## WHAT IS REQUIRED
Starting at the first line of the listing below, retype each line up to and including the one that contains "var dxU = barDx". Leave pictures out.

## SUPPLIED DATA
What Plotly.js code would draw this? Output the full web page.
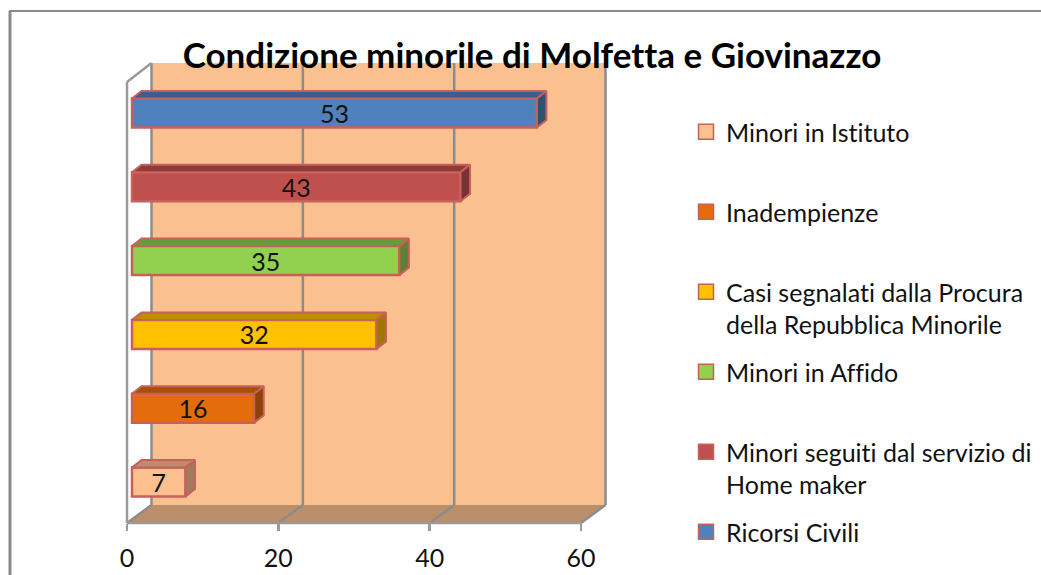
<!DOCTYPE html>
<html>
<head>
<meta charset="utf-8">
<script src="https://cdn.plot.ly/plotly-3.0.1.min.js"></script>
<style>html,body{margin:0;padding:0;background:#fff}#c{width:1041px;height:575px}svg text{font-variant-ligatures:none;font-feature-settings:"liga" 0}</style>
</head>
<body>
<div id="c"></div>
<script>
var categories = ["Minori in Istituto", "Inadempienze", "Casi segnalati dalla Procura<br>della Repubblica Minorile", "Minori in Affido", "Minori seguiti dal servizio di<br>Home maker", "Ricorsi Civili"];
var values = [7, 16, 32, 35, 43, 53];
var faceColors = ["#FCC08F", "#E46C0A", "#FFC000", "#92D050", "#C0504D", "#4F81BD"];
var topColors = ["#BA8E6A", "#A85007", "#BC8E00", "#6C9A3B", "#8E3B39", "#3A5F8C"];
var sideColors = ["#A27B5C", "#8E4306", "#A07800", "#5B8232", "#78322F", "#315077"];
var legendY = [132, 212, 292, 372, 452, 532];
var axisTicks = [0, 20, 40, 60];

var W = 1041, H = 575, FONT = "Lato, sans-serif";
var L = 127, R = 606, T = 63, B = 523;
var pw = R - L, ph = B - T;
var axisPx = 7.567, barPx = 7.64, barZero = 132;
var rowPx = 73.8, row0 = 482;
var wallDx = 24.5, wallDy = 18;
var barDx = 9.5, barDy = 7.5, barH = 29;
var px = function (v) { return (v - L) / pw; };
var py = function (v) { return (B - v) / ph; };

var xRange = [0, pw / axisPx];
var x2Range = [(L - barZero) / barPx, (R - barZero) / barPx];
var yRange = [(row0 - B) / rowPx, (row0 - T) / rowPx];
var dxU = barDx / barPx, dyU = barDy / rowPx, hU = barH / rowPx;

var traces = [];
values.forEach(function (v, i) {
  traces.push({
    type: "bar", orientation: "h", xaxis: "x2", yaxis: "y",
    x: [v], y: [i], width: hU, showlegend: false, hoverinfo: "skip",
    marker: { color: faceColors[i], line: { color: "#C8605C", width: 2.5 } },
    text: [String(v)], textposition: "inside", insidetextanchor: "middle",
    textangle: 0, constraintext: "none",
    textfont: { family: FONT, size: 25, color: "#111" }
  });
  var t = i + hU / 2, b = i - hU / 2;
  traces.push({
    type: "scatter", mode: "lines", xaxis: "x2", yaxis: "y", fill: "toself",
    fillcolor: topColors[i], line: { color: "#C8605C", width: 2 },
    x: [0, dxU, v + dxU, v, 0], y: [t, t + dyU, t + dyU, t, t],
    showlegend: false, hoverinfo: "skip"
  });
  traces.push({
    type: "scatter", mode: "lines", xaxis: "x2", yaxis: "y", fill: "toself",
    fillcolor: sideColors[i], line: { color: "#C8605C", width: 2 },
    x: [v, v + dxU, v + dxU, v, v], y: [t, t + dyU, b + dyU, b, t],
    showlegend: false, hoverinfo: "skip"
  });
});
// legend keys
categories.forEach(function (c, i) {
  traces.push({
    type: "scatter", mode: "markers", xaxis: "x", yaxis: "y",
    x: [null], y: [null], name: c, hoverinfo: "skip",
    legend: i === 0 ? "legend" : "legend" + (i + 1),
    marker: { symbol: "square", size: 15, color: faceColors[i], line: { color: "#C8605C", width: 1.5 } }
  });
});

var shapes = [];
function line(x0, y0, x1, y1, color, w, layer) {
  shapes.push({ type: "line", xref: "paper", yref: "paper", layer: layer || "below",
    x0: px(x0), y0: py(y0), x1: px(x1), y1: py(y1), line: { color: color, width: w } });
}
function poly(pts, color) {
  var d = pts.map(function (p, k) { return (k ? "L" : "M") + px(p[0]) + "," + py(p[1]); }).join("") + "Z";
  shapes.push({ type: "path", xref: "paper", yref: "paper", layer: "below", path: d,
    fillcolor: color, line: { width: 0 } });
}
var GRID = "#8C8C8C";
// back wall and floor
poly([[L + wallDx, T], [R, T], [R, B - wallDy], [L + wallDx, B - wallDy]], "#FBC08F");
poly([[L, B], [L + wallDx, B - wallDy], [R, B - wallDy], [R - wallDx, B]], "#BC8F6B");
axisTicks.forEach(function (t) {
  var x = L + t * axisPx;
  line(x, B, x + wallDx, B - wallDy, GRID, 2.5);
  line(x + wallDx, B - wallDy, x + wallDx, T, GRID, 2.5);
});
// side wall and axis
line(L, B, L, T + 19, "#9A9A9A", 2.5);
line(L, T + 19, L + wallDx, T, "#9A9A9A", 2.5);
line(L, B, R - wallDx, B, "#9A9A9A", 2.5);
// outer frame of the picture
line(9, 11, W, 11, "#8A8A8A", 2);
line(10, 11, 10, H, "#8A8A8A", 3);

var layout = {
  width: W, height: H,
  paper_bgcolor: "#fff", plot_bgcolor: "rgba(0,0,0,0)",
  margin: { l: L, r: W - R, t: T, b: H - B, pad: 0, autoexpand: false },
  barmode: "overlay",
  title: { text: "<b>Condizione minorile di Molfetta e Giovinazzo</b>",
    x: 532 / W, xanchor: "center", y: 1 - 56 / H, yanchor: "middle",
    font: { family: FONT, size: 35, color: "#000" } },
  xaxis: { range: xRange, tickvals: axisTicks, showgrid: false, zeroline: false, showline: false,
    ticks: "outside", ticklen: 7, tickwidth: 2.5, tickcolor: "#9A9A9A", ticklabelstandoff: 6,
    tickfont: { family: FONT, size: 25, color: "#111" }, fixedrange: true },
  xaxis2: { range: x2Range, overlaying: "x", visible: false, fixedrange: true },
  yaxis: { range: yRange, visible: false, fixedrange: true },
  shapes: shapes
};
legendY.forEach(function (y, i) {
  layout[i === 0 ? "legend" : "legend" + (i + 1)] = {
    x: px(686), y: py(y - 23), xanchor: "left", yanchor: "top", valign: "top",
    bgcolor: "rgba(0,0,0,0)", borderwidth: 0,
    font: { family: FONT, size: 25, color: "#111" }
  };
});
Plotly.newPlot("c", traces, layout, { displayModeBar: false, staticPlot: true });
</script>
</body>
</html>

## CORRECT OUTPUT
What Plotly.js code would draw this? Output the full web page.
<!DOCTYPE html>
<html>
<head>
<meta charset="utf-8">
<script src="https://cdn.plot.ly/plotly-3.0.1.min.js"></script>
<style>html,body{margin:0;padding:0;background:#fff}#c{width:1041px;height:575px}svg text{font-variant-ligatures:none;font-feature-settings:"liga" 0}</style>
</head>
<body>
<div id="c"></div>
<script>
var categories = ["Minori in Istituto", "Inadempienze", "Casi segnalati dalla Procura<br>della Repubblica Minorile", "Minori in Affido", "Minori seguiti dal servizio di<br>Home maker", "Ricorsi Civili"];
var values = [7, 16, 32, 35, 43, 53];
var faceColors = ["#FCC08F", "#E46C0A", "#FFC000", "#92D050", "#C0504D", "#4F81BD"];
var topColors = ["#BA8E6A", "#A85007", "#BC8E00", "#6C9A3B", "#8E3B39", "#3A5F8C"];
var sideColors = ["#A27B5C", "#8E4306", "#A07800", "#5B8232", "#78322F", "#315077"];
var legendY = [132, 212, 292, 372, 452, 532];
var axisTicks = [0, 20, 40, 60];

var W = 1041, H = 575, FONT = "Lato, sans-serif";
var L = 127, R = 606, T = 63, B = 523;
var pw = R - L, ph = B - T;
var axisPx = 7.567, barPx = 7.64, barZero = 132;
var rowPx = 73.8, row0 = 482;
var wallDx = 24.5, wallDy = 18;
var barDx = 9.5, barDy = 7.5, barH = 29;
var px = function (v) { return (v - L) / pw; };
var py = function (v) { return (B - v) / ph; };

var xRange = [0, pw / axisPx];
var x2Range = [(L - barZero) / barPx, (R - barZero) / barPx];
var yRange = [(row0 - B) / rowPx, (row0 - T) / rowPx];
var dxU = barDx / barPx, dyU = barDy / rowPx, hU = barH / rowPx;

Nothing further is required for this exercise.